Scenario: Iris Dataset Clustering with Complete Linkage
We aim to perform hierarchical clustering on the Iris dataset using the complete linkage method, then visualize the dendrogram and analyze the clustering results. We’ll also plot the clusters in the feature space for more insights.
Steps:
- Load the Iris dataset.
- Perform hierarchical clustering with complete linkage.
- Visualize the dendrogram.
- Extract cluster labels for a specific number of clusters.
- Visualize the clusters in the feature space.
Implementation:
import numpy as np
import matplotlib.pyplot as plt
from scipy.cluster.hierarchy import complete, dendrogram, fcluster
from sklearn.datasets import load_iris
from sklearn.decomposition import PCA
# Step 1: Load the Iris dataset
iris = load_iris()
X = iris.data
y = iris.target
# Step 2: Perform hierarchical clustering
Z = complete(X)
# Step 3: Visualize the dendrogram
plt.figure(figsize=(10, 8))
dendrogram(Z, labels=y, color_threshold=0)
plt.title('Hierarchical Clustering Dendrogram (Complete Linkage)')
plt.xlabel('Sample index or (cluster size)')
plt.ylabel('Distance')
plt.show()
# Step 4: Extract cluster labels
num_clusters = 3
cluster_labels = fcluster(Z, num_clusters, criterion='maxclust')
# Step 5: Visualize the clusters in the feature space
# For visualization, reduce dimensions to 2D using PCA
pca = PCA(n_components=2)
X_pca = pca.fit_transform(X)
plt.figure(figsize=(10, 8))
for i in range(1, num_clusters+1):
plt.scatter(X_pca[cluster_labels == i, 0], X_pca[cluster_labels == i, 1], label=f'Cluster {i}')

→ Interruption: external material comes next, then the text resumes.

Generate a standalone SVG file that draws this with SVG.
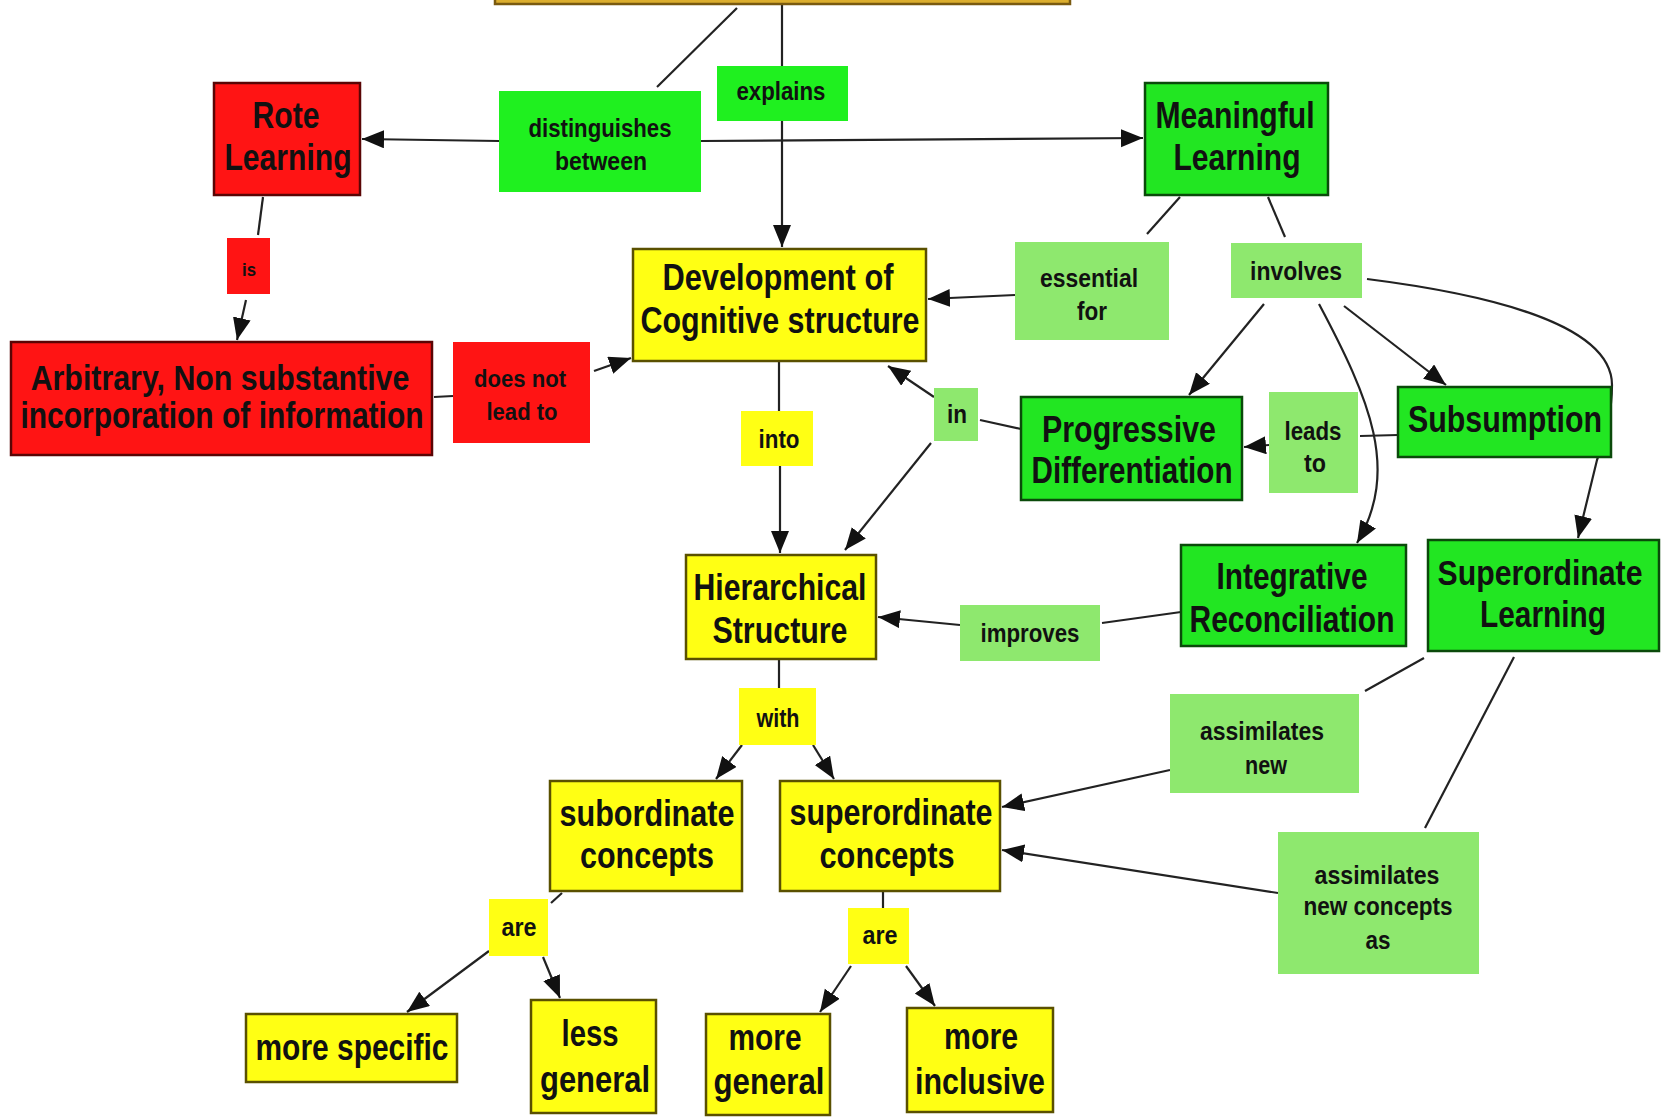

plt.title('Cluster Visualization in 2D PCA-reduced Feature Space - SlingAcademy.com')
plt.xlabel('PCA Feature 1')
plt.ylabel('PCA Feature 2')
plt.legend()
plt.show()
You’ll see this:
And this:
Conclusion
Through these examples, we’ve explored the versatility and power of the complete() linkage clustering method in SciPy’s hierarchical clustering module. Whether dealing with simple or more complex datasets, the complete() method offers a robust approach for identifying the natural groupings within data. By adjusting parameters and visualizations, we can gain a deeper understanding of our data’s structure, guiding more informed decision-making processes.